The probable first flight of Santa’s sleigh was on Dec. 24, 343 A.D. Despite the many years it has been in use, it has never been replace (although it almost crashed in 1931 near Paris’ Eiffel Tower). The elves fine-tune the sleigh each December and perform a test run about a week before Christmas, but other than that, its solid construction has served Santa for many, many years.
How is it that Santa and his reindeer have been making their Christmas Eve trek for centuries? The temperature at the North Pole sustains both human and animal life indefinitely, a result of the cool climate combined with cheer and Mrs. Claus’s delicious holiday cookies.
Santa’s team of reindeer has remained the same ever since the first Christmas Eve ride in 343 A.D., with the exception of Rudolph, who was permitted to join in 1031 A.D. A second cousin of Dasher, Rudolph was promoted to the front of the pack and allowed to be hitched solo during his first outing, as his red glowing nose proved to be a source of light that helped Santa navigate in the dark.

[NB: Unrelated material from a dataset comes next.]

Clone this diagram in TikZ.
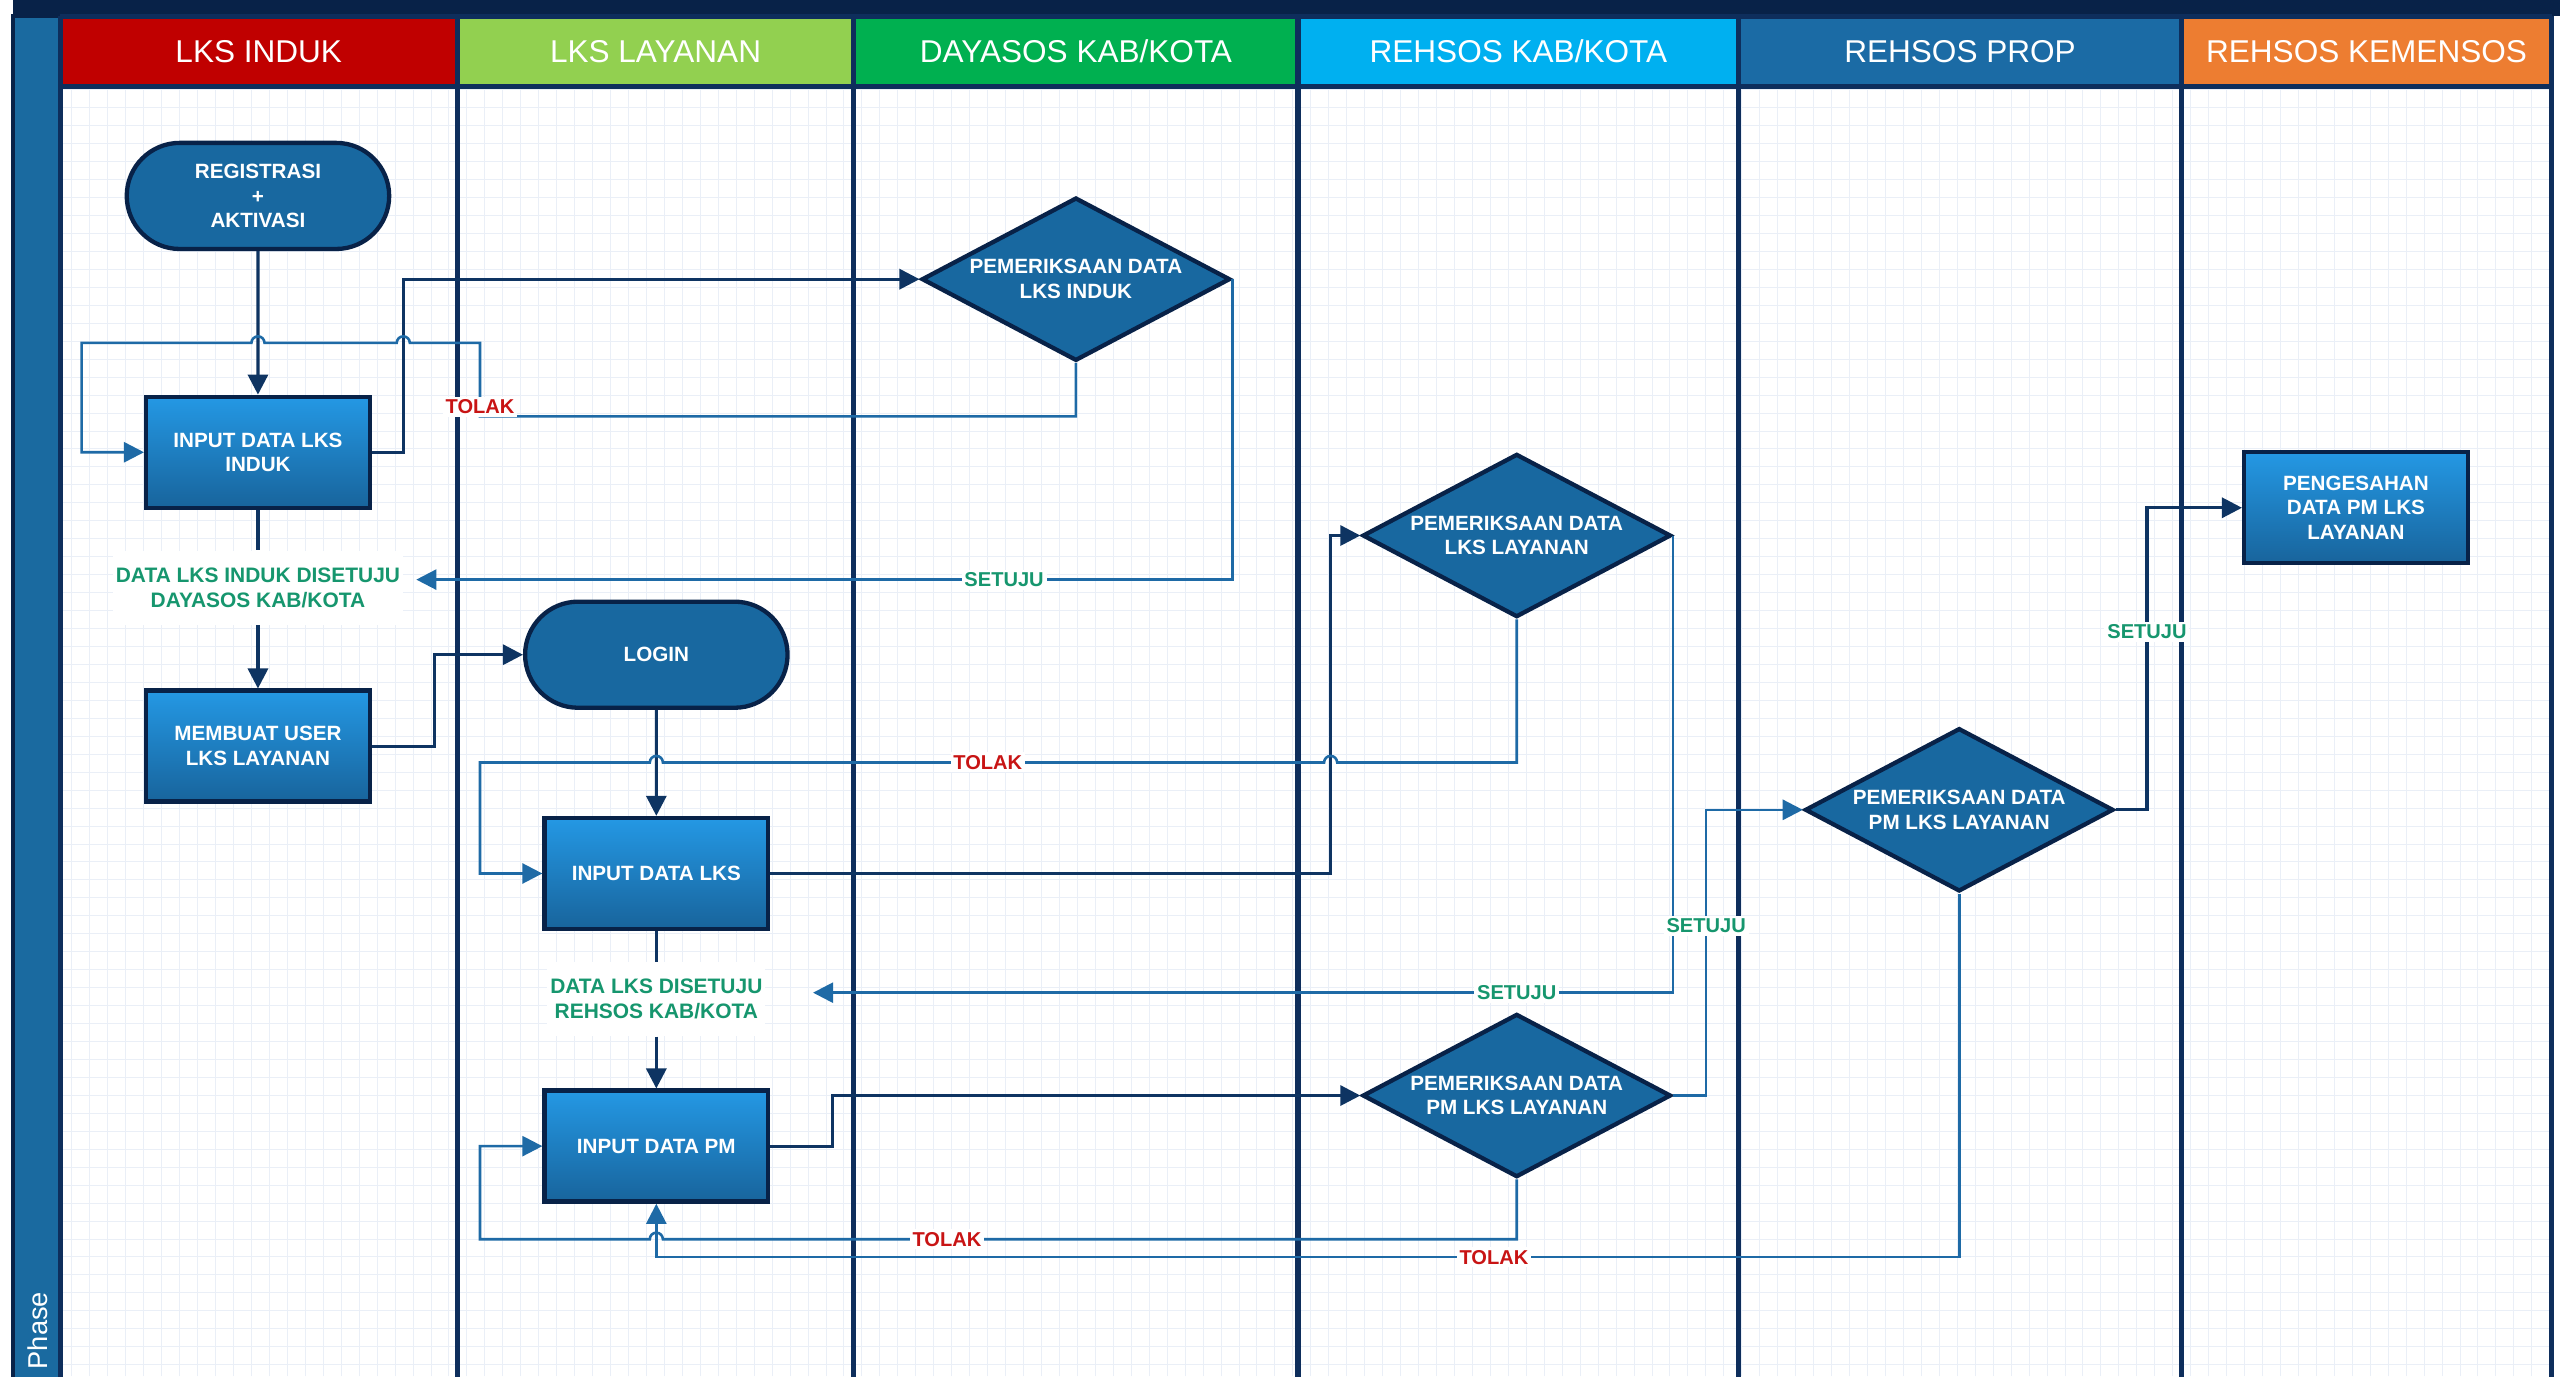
\documentclass[tikz,border=0pt]{standalone}
\usepackage{fontspec}
\setmainfont{Liberation Sans}
\usetikzlibrary{shapes.geometric,shapes.misc,arrows.meta,positioning,calc}

\definecolor{navy}{RGB}{8,34,72}
\definecolor{laneline}{RGB}{14,46,92}
\definecolor{phaseblue}{RGB}{26,106,160}
\definecolor{boxtop}{RGB}{36,152,228}
\definecolor{boxbot}{RGB}{24,100,156}
\definecolor{shapeblue}{RGB}{24,104,160}
\definecolor{flowline}{RGB}{14,52,98}
\definecolor{loopline}{RGB}{30,106,166}
\definecolor{okgreen}{RGB}{22,150,110}
\definecolor{nored}{RGB}{200,20,20}
\definecolor{gridline}{RGB}{234,239,247}
\definecolor{hdrred}{RGB}{192,0,0}
\definecolor{hdrlime}{RGB}{146,208,80}
\definecolor{hdrgreen}{RGB}{0,176,80}
\definecolor{hdrsky}{RGB}{0,176,240}
\definecolor{hdrblue}{RGB}{27,107,165}
\definecolor{hdrorange}{RGB}{237,125,49}

\newcommand{\boxfont}{\bfseries\fontsize{7.2}{8.6}\selectfont}

\begin{document}
\begin{tikzpicture}[x=0.02cm, y=-0.02cm, >={Triangle[length=7pt,width=7pt]},
    proc/.style={rectangle,draw=navy,line width=1.5pt,top color=boxtop,bottom color=boxbot,text=white,font=\boxfont,align=center,minimum width=2.74cm,minimum height=1.36cm,inner sep=1pt},
    term/.style={rounded rectangle,draw=navy,line width=1.5pt,fill=shapeblue,text=white,font=\boxfont,align=center,minimum width=3.45cm,minimum height=1.3cm},
    check/.style={diamond,draw=navy,line width=1.5pt,fill=shapeblue,text=white,font=\boxfont,align=center,minimum width=3.78cm,minimum height=2cm,inner sep=-8pt},
    note/.style={fill=white,text=okgreen,font=\bfseries\fontsize{7.3}{8.6}\selectfont,align=center,minimum height=0.9cm,inner xsep=1pt},
    tolak/.style={fill=white,text=nored,font=\bfseries\fontsize{7}{8}\selectfont,inner sep=1pt},
    setuju/.style={fill=white,text=okgreen,font=\bfseries\fontsize{7}{8}\selectfont,inner sep=1pt},
    head/.style={text=white,font=\fontsize{11}{13}\selectfont,minimum height=0.86cm,inner sep=0pt},
    flow/.style={draw=flowline,line width=1.1pt},
    back/.style={draw=loopline,line width=0.9pt},
    lane/.style={draw=laneline,line width=1.8pt}]
  \useasboundingbox (0,0) rectangle (1568,843);
  % sheet
  \fill[white] (0,0) rectangle (1568,843);
  \draw[gridline,line width=0.3pt,xstep=0.22cm,ystep=0.22cm] (37,53) grid (1563,843);
  \fill[navy] (8,0) rectangle (1568,10);
  \draw[navy,line width=1.5pt,fill=phaseblue] (8,10) rectangle (37,845);
  \node[rotate=90,anchor=west,text=white,font=\fontsize{9.5}{11}\selectfont,inner sep=0pt] at (23,839) (phase) {Phase};

  % lane headers
  \node[head,fill=hdrred,minimum width=4.86cm] at (158.5,31.5) (h1) {LKS INDUK};
  \node[head,fill=hdrlime,minimum width=4.86cm] at (401.5,31.5) (h2) {LKS LAYANAN};
  \node[head,fill=hdrgreen,minimum width=5.44cm] at (659,31.5) (h3) {DAYASOS KAB/KOTA};
  \node[head,fill=hdrsky,minimum width=5.4cm] at (930,31.5) (h4) {REHSOS KAB/KOTA};
  \node[head,fill=hdrblue,minimum width=5.42cm] at (1200.5,31.5) (h5) {REHSOS PROP};
  \node[head,fill=hdrorange,minimum width=4.54cm] at (1449.5,31.5) (h6) {REHSOS KEMENSOS};
  \foreach \x in {37,280,523,795,1065,1336,1563}
    \draw[lane] (\x,10) -- (\x,845);
  \draw[lane] (37,10) -- (1563,10);
  \draw[lane] (37,53) -- (1563,53);

  % steps
  \node[term] at (158,120) (reg) {REGISTRASI\\+\\AKTIVASI};
  \node[proc] at (158,277) (in1) {INPUT DATA LKS\\INDUK};
  \node[note] at (158,360) (ok1) {DATA LKS INDUK DISETUJU\\DAYASOS KAB/KOTA};
  \node[proc] at (158,457) (user) {MEMBUAT USER\\LKS LAYANAN};
  \node[check] at (659,171) (cek1) {PEMERIKSAAN DATA\\LKS INDUK};
  \node[term] at (402,401) (login) {LOGIN};
  \node[proc] at (402,535) (in2) {INPUT DATA LKS};
  \node[note] at (402,612) (ok2) {DATA LKS DISETUJU\\REHSOS KAB/KOTA};
  \node[proc] at (402,702) (inpm) {INPUT DATA PM};
  \node[check] at (929,328) (cek2) {PEMERIKSAAN DATA\\LKS LAYANAN};
  \node[check] at (929,671) (cek3) {PEMERIKSAAN DATA\\PM LKS LAYANAN};
  \node[check] at (1200,496) (cek4) {PEMERIKSAAN DATA\\PM LKS LAYANAN};
  \node[proc] at (1443,311) (sah) {PENGESAHAN\\DATA PM LKS\\LAYANAN};

  % main flow
  \draw[flow,->] (reg) -- (in1);
  \draw[flow,->] (in1.east) -- (247,277) |- (cek1.west);
  \draw[flow] (in1) -- (ok1);
  \draw[flow,->] (ok1) -- (user);
  \draw[flow,->] (user.east) -- (266,457) |- (login.west);
  \draw[flow,->] (login) -- (in2);
  \draw[flow,->] (in2.east) -- (815,535) |- (cek2.west);
  \draw[flow] (in2) -- (ok2);
  \draw[flow,->] (ok2) -- (inpm);
  \draw[flow,->] (inpm.east) -- (510,702) |- (cek3.west);
  \draw[flow,->] (cek4.east) -- (1315,496) |- (sah.west);

  % answers
  \coordinate (s1) at (255,355);
  \coordinate (s2) at (498,608);
  \draw[back,->] (cek1.south) -- (659,255) -- (294,255) -- (294,210) -- (251,210)
    arc[start angle=0,end angle=180,radius=0.08cm] -- (162,210)
    arc[start angle=0,end angle=180,radius=0.08cm] -- (50,210) |- (in1.west);
  \draw[back,->] (cek1.east) |- (s1);
  \draw[back,->] (cek2.south) -- (929,467) -- (819,467)
    arc[start angle=0,end angle=180,radius=0.08cm] -- (406,467)
    arc[start angle=0,end angle=180,radius=0.08cm] -- (294,467) |- (in2.west);
  \draw[back,->] (cek2.east) |- (s2);
  \draw[back,->] (cek3.south) -- (929,759) -- (406,759)
    arc[start angle=0,end angle=180,radius=0.08cm] -- (294,759) |- (inpm.west);
  \draw[back,->] (cek3.east) -- (1045,671) |- (cek4.west);
  \draw[back,->] (cek4.south) |- (402,770) -- (inpm.south);

  \node[tolak] at (294,249) (no1) {TOLAK};
  \node[setuju] at (615,355) (yes1) {SETUJU};
  \node[tolak] at (605,467) (no2) {TOLAK};
  \node[setuju] at (929,608) (yes2) {SETUJU};
  \node[tolak] at (580,759) (no3) {TOLAK};
  \node[setuju] at (1045,567) (yes3) {SETUJU};
  \node[tolak] at (915,770) (no4) {TOLAK};
  \node[setuju] at (1315,387) (yes4) {SETUJU};
\end{tikzpicture}
\end{document}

Reindeer shed nearly 75% of their hair during the summer months at the North Pole, with Santa’s elves helping by spending two hours a day in June brushing them. Although the temperatures in the North Pole rise only to approximately 30º Fahrenheit (-1.1º Celsius) during that time, compared to Christmas-time temperatures of -30º Fahrenheit (-34.4º Celsius), it feels like summer to Rudolph and friends!

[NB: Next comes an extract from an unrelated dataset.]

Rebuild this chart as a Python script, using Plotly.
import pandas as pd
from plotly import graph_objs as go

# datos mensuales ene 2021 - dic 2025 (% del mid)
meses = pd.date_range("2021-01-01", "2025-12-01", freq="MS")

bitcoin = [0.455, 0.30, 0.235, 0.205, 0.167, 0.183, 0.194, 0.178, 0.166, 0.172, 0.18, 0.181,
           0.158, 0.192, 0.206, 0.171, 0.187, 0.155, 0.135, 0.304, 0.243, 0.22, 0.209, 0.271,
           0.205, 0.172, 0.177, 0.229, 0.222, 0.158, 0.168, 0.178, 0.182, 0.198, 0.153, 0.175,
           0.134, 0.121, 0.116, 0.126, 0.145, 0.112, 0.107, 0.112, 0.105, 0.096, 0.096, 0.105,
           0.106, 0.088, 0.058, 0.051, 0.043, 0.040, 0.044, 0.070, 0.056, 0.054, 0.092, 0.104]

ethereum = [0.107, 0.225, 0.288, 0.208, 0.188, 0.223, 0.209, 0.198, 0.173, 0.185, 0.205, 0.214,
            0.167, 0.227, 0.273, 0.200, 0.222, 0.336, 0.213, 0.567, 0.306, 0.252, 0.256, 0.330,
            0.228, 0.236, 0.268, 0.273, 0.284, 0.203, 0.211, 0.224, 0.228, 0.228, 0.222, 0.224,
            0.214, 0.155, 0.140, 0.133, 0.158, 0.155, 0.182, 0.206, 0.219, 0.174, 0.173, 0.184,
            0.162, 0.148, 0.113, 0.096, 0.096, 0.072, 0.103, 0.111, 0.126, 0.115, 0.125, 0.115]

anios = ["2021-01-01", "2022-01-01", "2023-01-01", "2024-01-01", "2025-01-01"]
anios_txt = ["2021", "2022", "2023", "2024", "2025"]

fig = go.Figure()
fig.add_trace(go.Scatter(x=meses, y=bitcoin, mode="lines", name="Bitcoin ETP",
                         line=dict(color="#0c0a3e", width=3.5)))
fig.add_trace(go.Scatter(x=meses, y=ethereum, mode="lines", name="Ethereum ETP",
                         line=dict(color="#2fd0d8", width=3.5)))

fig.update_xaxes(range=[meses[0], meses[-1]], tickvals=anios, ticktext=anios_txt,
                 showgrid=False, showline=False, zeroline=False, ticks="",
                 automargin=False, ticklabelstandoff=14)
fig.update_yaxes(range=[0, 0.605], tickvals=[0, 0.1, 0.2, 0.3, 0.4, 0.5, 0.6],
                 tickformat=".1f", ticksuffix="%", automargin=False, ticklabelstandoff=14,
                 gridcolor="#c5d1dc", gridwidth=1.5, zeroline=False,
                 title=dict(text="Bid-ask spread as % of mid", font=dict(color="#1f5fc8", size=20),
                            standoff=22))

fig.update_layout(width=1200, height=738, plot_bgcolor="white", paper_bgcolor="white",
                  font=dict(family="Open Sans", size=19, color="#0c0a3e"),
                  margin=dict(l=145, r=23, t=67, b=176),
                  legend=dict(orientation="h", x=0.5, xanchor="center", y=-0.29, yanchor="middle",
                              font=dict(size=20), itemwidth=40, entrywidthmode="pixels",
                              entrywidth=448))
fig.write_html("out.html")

Santa’s sleigh features a high-tech console that uses GPS combined with 2-D visualisation to best plot his Christmas Eve route. Through simple data inputs, Santa can adjust his flight pattern to hone in on those who have gone to bed and fallen sound asleep.
By pressing the green buttons on the sleigh’s computer console, Santa tune into Christmas music that radio stations broadcast by satellites orbiting the Earth. Santa is partial to “I Saw Mommy Kissing Santa Claus.”
The red button on Santa’s console is actually a hot chocolate dispenser to keep him alert, warm, and, of course, jolly.